After the teamwork exercise, they always have individual training. Chouza-sensei's only rule is that they diversify ("Specializing is all well and good but over-specializing leaves you open" Mom imparted, while teaching him the basics of a lightning jutsu used to distract or blind). Genma rotates his practices. Some days he'll practice his aim with senbon or kunai using detailed anatomic targets. Learning to kill is easy and necessary ("Never leave an enemy behind you. Make sure they can't do anything before you move on." Mom drilled Akemi before that final mission.), but disabling an enemy would accomplish the same thing and create an opportunity to acquire information later. It's also harder, because your opponent doesn't have the same limits. Other days he studies healing at the hospital. Sometimes he goes back to basics and studies the building blocks of his family's style – his mother's style.

It's all about adaptability and precision. Genma is nothing special; he's not stronger or faster, he doesn't have a kekkei-genkai. That is why he takes every advantage he has and uses it. ("Always fight on your own terms; fair fights are for Kages and the dead." Mom never shied away from telling him what he needed to know.) The Shiranui style isn't a style so much as a collection of techniques. The taijutsu uses flexibility, speed, and precision to target joints and prevent the enemy from using their abilities to the fullest extent. Senbon are his primary weapons, coated with a variety of poisons. Fast-acting poisons, either deadly ones or paralytics, depending on the goal of his mission. Kunai seem to be more dangerous due to the visible blood and damage. But people who have better than average anatomy knowledge and precision prefer senbon. Senbon are great because of the way they stick in the body. They pin muscles, pressure points, and organs. Enemies can't fight if they can't move. Or breathe.
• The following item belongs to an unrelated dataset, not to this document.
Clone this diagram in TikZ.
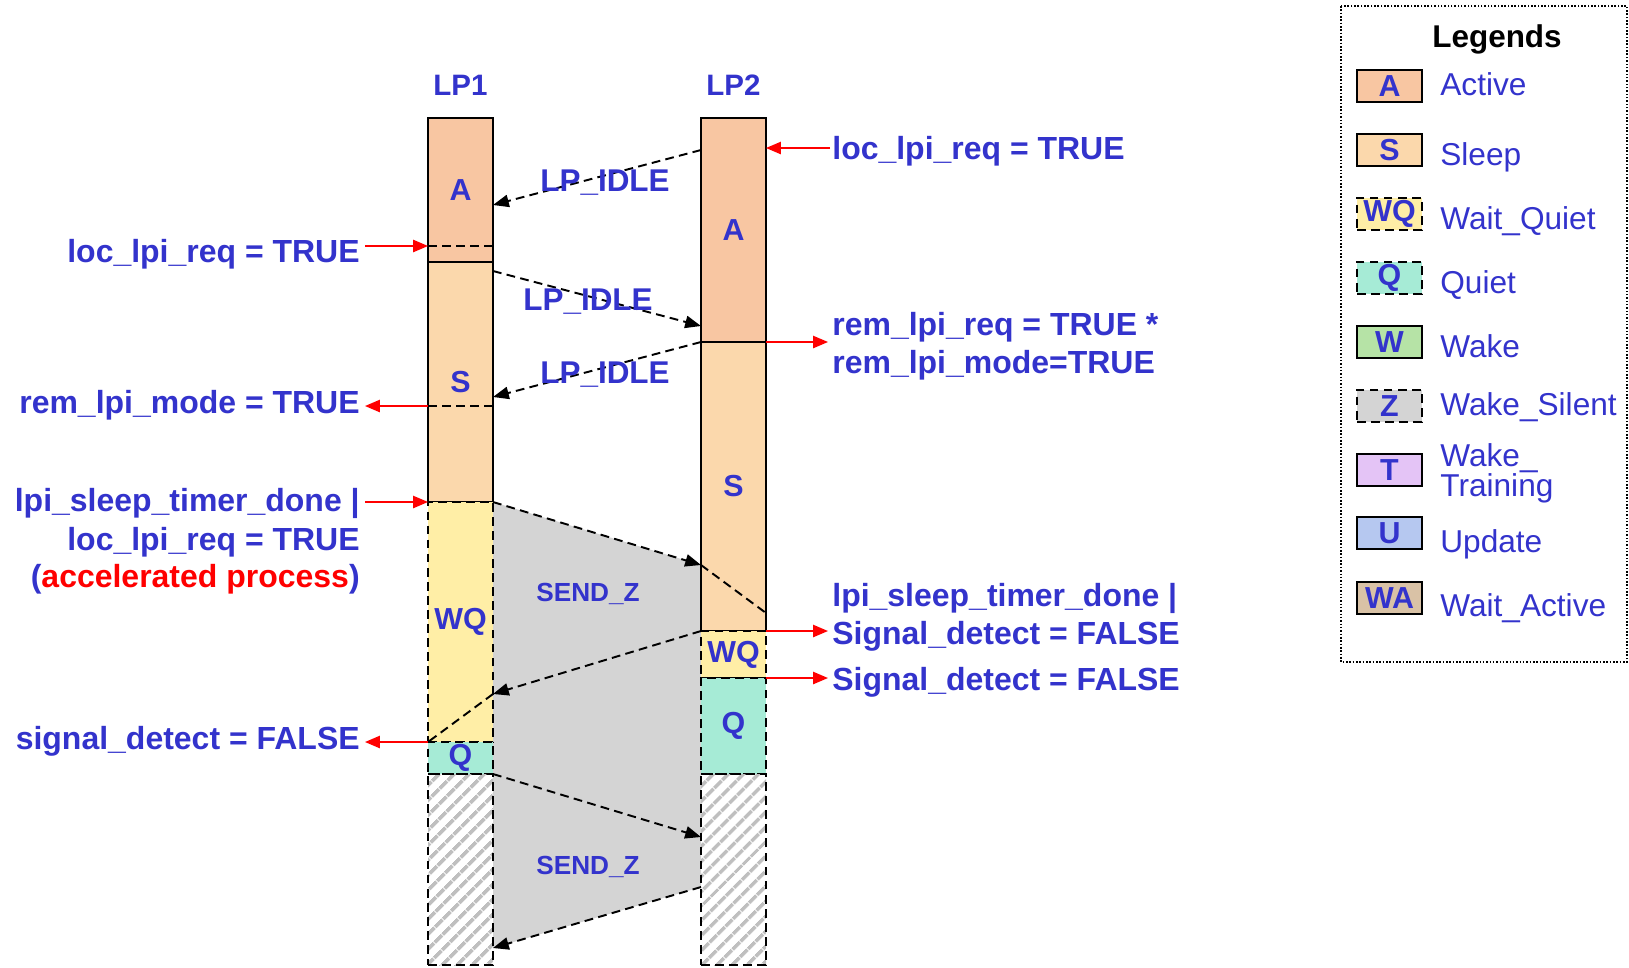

The jutsu in the Shiranui style seem to be random. None of them are the one-shot kills that clear battlefields or earn someone a name in the bingo books. Some could be considered flashy: a lightning-jutsu to blind or distract; a fire-jutsu just strong enough to light clothes or surroundings. Others are nearly unnoticeable: a modified earth-jutsu that makes the ground slick; lightning chakra channeled through the enemy's nerves. What they all have in common is low chakra drain.

Genma hasn't learned all the jutsu Mom included in their style yet. It's hard to learn them without Mom or Akemi to teach them. Chouza-sensei would help, but on the first day he told them that any family techniques should remain within their family. Their jutsu aren't really secret, but Genma can't bring himself to ask someone else to help him the way Mom used to.

He just can't wait for Akemi to get back. Everything is so hard on his own. His team is nice, but they're not family. They won't understand. He can't ask to practice his jutsu on them. He can't ask how much to increase his dosages for building poison tolerance. He can't talk to his teammates about the proper angle to kill someone with a senbon. (He can't tell them how much he misses Mom and Akemi.)

Gai-kun is innocent and noble. Learning the Shiranui family specialize in underhanded and stealth killing would horrify him. Ebisu-kun's entire family is on the light side of Konoha; they turn their noses up at assassination. What Genma's family does is 'better kept quiet as it is bad for the reputation of the village.' And Chouza-sensei is the head of a noble clan, the Akimichi at that. No one would ask a noble clan to dirty their hands. If they choose to do so, that is their prerogative and it is usually an area that is behind the scenes: Intelligence or Torture & Interrogation, even ANBU.

ANBU have reputation, prestige, and anonymity. All luxuries that Genma's family does not get. Assassination is their meal-ticket and their service to the village. The Shiranui family lives, kills, and dies for Konoha; it's what they've done since the foundation of Konoha. It's what his mother, and her mother before her did; what Akemi is doing and what Genma will do. And as long as Konoha needs them, the Shiranui family will continue on.